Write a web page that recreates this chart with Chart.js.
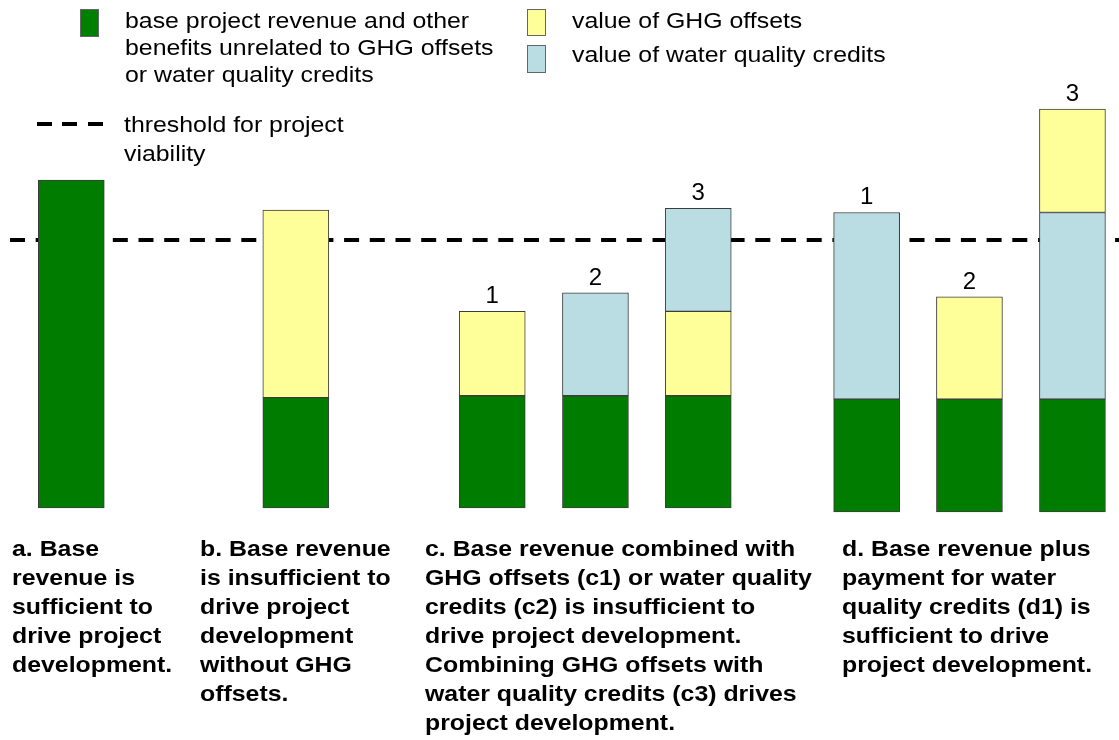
<!DOCTYPE html>
<html>
<head>
<meta charset="utf-8">
<script src="https://cdn.jsdelivr.net/npm/chart.js@4.4.1/dist/chart.umd.min.js"></script>
<style>
    body { margin: 0; background: #fff; width: 1119px; height: 740px; overflow: hidden; position: relative;
           font-family: 'Liberation Sans', Arial, sans-serif; }
    #wrap { position: absolute; left: 0; top: 0; width: 1119px; height: 740px; }
    .txt { position: absolute; white-space: nowrap; color: #000; font-size: 22px; line-height: 27px;
           transform: scaleX(1.13); transform-origin: 0 0; }
    .cap { position: absolute; white-space: nowrap; color: #000; font-weight: bold; font-size: 22px;
           line-height: 29px; transform: scaleX(1.13); transform-origin: 0 0; }
    .box { position: absolute; border: 1px solid #666; box-sizing: border-box; }
    .dash { position: absolute; left: 37px; top: 122px; width: 66px; height: 4px;
            background: repeating-linear-gradient(90deg, #000 0 15px, transparent 15px 25.5px); }
</style>
</head>
<body>
<div id="wrap"><canvas id="scenarioChart"></canvas></div>

<!-- legend -->
<div class="box" style="left:80px;top:9px;width:19px;height:28px;background:#008000;"></div>
<div class="txt" style="left:125px;top:7px;">base project revenue and other<br>benefits unrelated to GHG offsets<br>or water quality credits</div>
<div class="dash"></div>
<div class="txt" style="left:124px;top:110px;line-height:29px;">threshold for project<br>viability</div>
<div class="box" style="left:527px;top:9px;width:19px;height:27px;background:#ffff99;"></div>
<div class="txt" style="left:572px;top:7px;">value of GHG offsets</div>
<div class="box" style="left:527px;top:45px;width:19px;height:28px;background:#b9dde3;"></div>
<div class="txt" style="left:572px;top:41px;">value of water quality credits</div>

<!-- captions -->
<div class="cap" style="left:12px;top:534px;">a. Base<br>revenue is<br>sufficient to<br>drive project<br>development.</div>
<div class="cap" style="left:200px;top:534px;">b. Base revenue<br>is insufficient to<br>drive project<br>development<br>without GHG<br>offsets.</div>
<div class="cap" style="left:425px;top:534px;">c. Base revenue combined with<br>GHG offsets (c1) or water quality<br>credits (c2) is insufficient to<br>drive project development.<br>Combining GHG offsets with<br>water quality credits (c3) drives<br>project development.</div>
<div class="cap" style="left:842px;top:534px;">d. Base revenue plus<br>payment for water<br>quality credits (d1) is<br>sufficient to drive<br>project development.</div>

<script>
// Scenario data (relative value units, threshold = 100)
const barLabels = ['a', 'b', 'c1', 'c2', 'c3', 'd1', 'd2', 'd3'];
const scenarioNumbers = ['', '', '1', '2', '3', '1', '2', '3'];
const baseStart = [0, 0, 0, 0, 0, -1.5, -1.5, -1.5];
const baseRevenue = [122.4, 41.2, 41.9, 41.9, 41.9, 42.1, 42.1, 42.1];
const ghgOffsets = [0, 70, 31.5, 0, 31.5, 0, 38.2, 38.6];
const waterCredits = [0, 0, 0, 38.4, 38.4, 69.7, 0, 69.7];
const ghgBelowWater = [true, true, true, true, true, false, false, false];
const threshold = 100;

// Layout: horizontal slot of each bar (one unit = spacing inside a group)
const slotPos = [0, 2.18, 4.087, 5.089, 6.087, 7.722, 8.72, 9.72];

// Build floating segments for each bar
const baseData = [], ghgData = [], waterData = [], barTops = [];
barLabels.forEach((label, i) => {
    let lo = baseStart[i];
    let hi = lo + baseRevenue[i];
    baseData.push({ x: slotPos[i], y: [lo, hi] });
    const order = ghgBelowWater[i] ? ['ghg', 'water'] : ['water', 'ghg'];
    let g = null, w = null;
    order.forEach(kind => {
        const v = kind === 'ghg' ? ghgOffsets[i] : waterCredits[i];
        if (v > 0) {
            const seg = [hi, hi + v];
            hi += v;
            if (kind === 'ghg') g = seg; else w = seg;
        }
    });
    ghgData.push({ x: slotPos[i], y: g });
    waterData.push({ x: slotPos[i], y: w });
    barTops.push(hi);
});

// Dashed threshold line, drawn behind the bars
const thresholdLine = {
    id: 'thresholdLine',
    beforeDatasetsDraw(chart) {
        const ctx = chart.ctx;
        const y = chart.scales.y.getPixelForValue(threshold);
        ctx.save();
        ctx.strokeStyle = '#000';
        ctx.lineWidth = 4;
        ctx.setLineDash([15, 10.7]);
        ctx.beginPath();
        ctx.moveTo(10, y);
        ctx.lineTo(chart.chartArea.right, y);
        ctx.stroke();
        ctx.restore();
    }
};

// Scenario numbers above bars
const scenarioLabels = {
    id: 'scenarioLabels',
    afterDatasetsDraw(chart) {
        const ctx = chart.ctx;
        ctx.save();
        ctx.fillStyle = '#000';
        ctx.font = '24px "Liberation Sans", Arial, sans-serif';
        ctx.textAlign = 'center';
        ctx.textBaseline = 'alphabetic';
        scenarioNumbers.forEach((num, i) => {
            if (!num) return;
            const x = chart.scales.x.getPixelForValue(slotPos[i]);
            const y = chart.scales.y.getPixelForValue(barTops[i]);
            ctx.fillText(num, x, y - 8);
        });
        ctx.restore();
    }
};

const barStyle = {
    grouped: false,
    barThickness: 66,
    borderWidth: 1,
    borderSkipped: false,
    borderColor: '#3c3c3c'
};

new Chart(document.getElementById('scenarioChart'), {
    type: 'bar',
    data: {
        datasets: [
            Object.assign({ label: 'base project revenue', data: baseData, backgroundColor: '#007c00' }, barStyle),
            Object.assign({ label: 'value of GHG offsets', data: ghgData, backgroundColor: '#ffff99' }, barStyle),
            Object.assign({ label: 'value of water quality credits', data: waterData, backgroundColor: '#b9dde3' }, barStyle)
        ]
    },
    options: {
        responsive: true,
        maintainAspectRatio: false,
        animation: false,
        layout: { padding: 0 },
        scales: {
            x: { type: 'linear', min: -0.692, max: 10.172, offset: false, display: false },
            y: { min: -86.6, max: 189.6, display: false }
        },
        plugins: {
            legend: { display: false },
            tooltip: { enabled: false }
        }
    },
    plugins: [thresholdLine, scenarioLabels]
});
</script>
</body>
</html>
────────────────────
[DESCRIPTION OF THE TASK]
Without the pictures, write out all of the material exactly.

[SOLUTION FOR THIS PROBLEM]
Write a web page that recreates this chart with Chart.js.
<!DOCTYPE html>
<html>
<head>
<meta charset="utf-8">
<script src="https://cdn.jsdelivr.net/npm/chart.js@4.4.1/dist/chart.umd.min.js"></script>
<style>
    body { margin: 0; background: #fff; width: 1119px; height: 740px; overflow: hidden; position: relative;
           font-family: 'Liberation Sans', Arial, sans-serif; }
    #wrap { position: absolute; left: 0; top: 0; width: 1119px; height: 740px; }
    .txt { position: absolute; white-space: nowrap; color: #000; font-size: 22px; line-height: 27px;
           transform: scaleX(1.13); transform-origin: 0 0; }
    .cap { position: absolute; white-space: nowrap; color: #000; font-weight: bold; font-size: 22px;
           line-height: 29px; transform: scaleX(1.13); transform-origin: 0 0; }
    .box { position: absolute; border: 1px solid #666; box-sizing: border-box; }
    .dash { position: absolute; left: 37px; top: 122px; width: 66px; height: 4px;
            background: repeating-linear-gradient(90deg, #000 0 15px, transparent 15px 25.5px); }
</style>
</head>
<body>
<div id="wrap"><canvas id="scenarioChart"></canvas></div>

<!-- legend -->
<div class="box" style="left:80px;top:9px;width:19px;height:28px;background:#008000;"></div>
<div class="txt" style="left:125px;top:7px;">base project revenue and other<br>benefits unrelated to GHG offsets<br>or water quality credits</div>
<div class="dash"></div>
<div class="txt" style="left:124px;top:110px;line-height:29px;">threshold for project<br>viability</div>
<div class="box" style="left:527px;top:9px;width:19px;height:27px;background:#ffff99;"></div>
<div class="txt" style="left:572px;top:7px;">value of GHG offsets</div>
<div class="box" style="left:527px;top:45px;width:19px;height:28px;background:#b9dde3;"></div>
<div class="txt" style="left:572px;top:41px;">value of water quality credits</div>

<!-- captions -->
<div class="cap" style="left:12px;top:534px;">a. Base<br>revenue is<br>sufficient to<br>drive project<br>development.</div>
<div class="cap" style="left:200px;top:534px;">b. Base revenue<br>is insufficient to<br>drive project<br>development<br>without GHG<br>offsets.</div>
<div class="cap" style="left:425px;top:534px;">c. Base revenue combined with<br>GHG offsets (c1) or water quality<br>credits (c2) is insufficient to<br>drive project development.<br>Combining GHG offsets with<br>water quality credits (c3) drives<br>project development.</div>
<div class="cap" style="left:842px;top:534px;">d. Base revenue plus<br>payment for water<br>quality credits (d1) is<br>sufficient to drive<br>project development.</div>

<script>
// Scenario data (relative value units, threshold = 100)
const barLabels = ['a', 'b', 'c1', 'c2', 'c3', 'd1', 'd2', 'd3'];
const scenarioNumbers = ['', '', '1', '2', '3', '1', '2', '3'];
const baseStart = [0, 0, 0, 0, 0, -1.5, -1.5, -1.5];
const baseRevenue = [122.4, 41.2, 41.9, 41.9, 41.9, 42.1, 42.1, 42.1];
const ghgOffsets = [0, 70, 31.5, 0, 31.5, 0, 38.2, 38.6];
const waterCredits = [0, 0, 0, 38.4, 38.4, 69.7, 0, 69.7];
const ghgBelowWater = [true, true, true, true, true, false, false, false];
const threshold = 100;

// Layout: horizontal slot of each bar (one unit = spacing inside a group)
const slotPos = [0, 2.18, 4.087, 5.089, 6.087, 7.722, 8.72, 9.72];

// Build floating segments for each bar
const baseData = [], ghgData = [], waterData = [], barTops = [];
barLabels.forEach((label, i) => {
    let lo = baseStart[i];
    let hi = lo + baseRevenue[i];
    baseData.push({ x: slotPos[i], y: [lo, hi] });
    const order = ghgBelowWater[i] ? ['ghg', 'water'] : ['water', 'ghg'];
    let g = null, w = null;
    order.forEach(kind => {
        const v = kind === 'ghg' ? ghgOffsets[i] : waterCredits[i];
        if (v > 0) {
            const seg = [hi, hi + v];
            hi += v;
            if (kind === 'ghg') g = seg; else w = seg;
        }
    });
    ghgData.push({ x: slotPos[i], y: g });
    waterData.push({ x: slotPos[i], y: w });
    barTops.push(hi);
});

// Dashed threshold line, drawn behind the bars
const thresholdLine = {
    id: 'thresholdLine',
    beforeDatasetsDraw(chart) {
        const ctx = chart.ctx;
        const y = chart.scales.y.getPixelForValue(threshold);
        ctx.save();
        ctx.strokeStyle = '#000';
        ctx.lineWidth = 4;
        ctx.setLineDash([15, 10.7]);
        ctx.beginPath();
        ctx.moveTo(10, y);
        ctx.lineTo(chart.chartArea.right, y);
        ctx.stroke();
        ctx.restore();
    }
};

// Scenario numbers above bars
const scenarioLabels = {
    id: 'scenarioLabels',
    afterDatasetsDraw(chart) {
        const ctx = chart.ctx;
        ctx.save();
        ctx.fillStyle = '#000';
        ctx.font = '24px "Liberation Sans", Arial, sans-serif';
        ctx.textAlign = 'center';
        ctx.textBaseline = 'alphabetic';
        scenarioNumbers.forEach((num, i) => {
            if (!num) return;
            const x = chart.scales.x.getPixelForValue(slotPos[i]);
            const y = chart.scales.y.getPixelForValue(barTops[i]);
            ctx.fillText(num, x, y - 8);
        });
        ctx.restore();
    }
};

const barStyle = {
    grouped: false,
    barThickness: 66,
    borderWidth: 1,
    borderSkipped: false,
    borderColor: '#3c3c3c'
};

new Chart(document.getElementById('scenarioChart'), {
    type: 'bar',
    data: {
        datasets: [
            Object.assign({ label: 'base project revenue', data: baseData, backgroundColor: '#007c00' }, barStyle),
            Object.assign({ label: 'value of GHG offsets', data: ghgData, backgroundColor: '#ffff99' }, barStyle),
            Object.assign({ label: 'value of water quality credits', data: waterData, backgroundColor: '#b9dde3' }, barStyle)
        ]
    },
    options: {
        responsive: true,
        maintainAspectRatio: false,
        animation: false,
        layout: { padding: 0 },
        scales: {
            x: { type: 'linear', min: -0.692, max: 10.172, offset: false, display: false },
            y: { min: -86.6, max: 189.6, display: false }
        },
        plugins: {
            legend: { display: false },
            tooltip: { enabled: false }
        }
    },
    plugins: [thresholdLine, scenarioLabels]
});
</script>
</body>
</html>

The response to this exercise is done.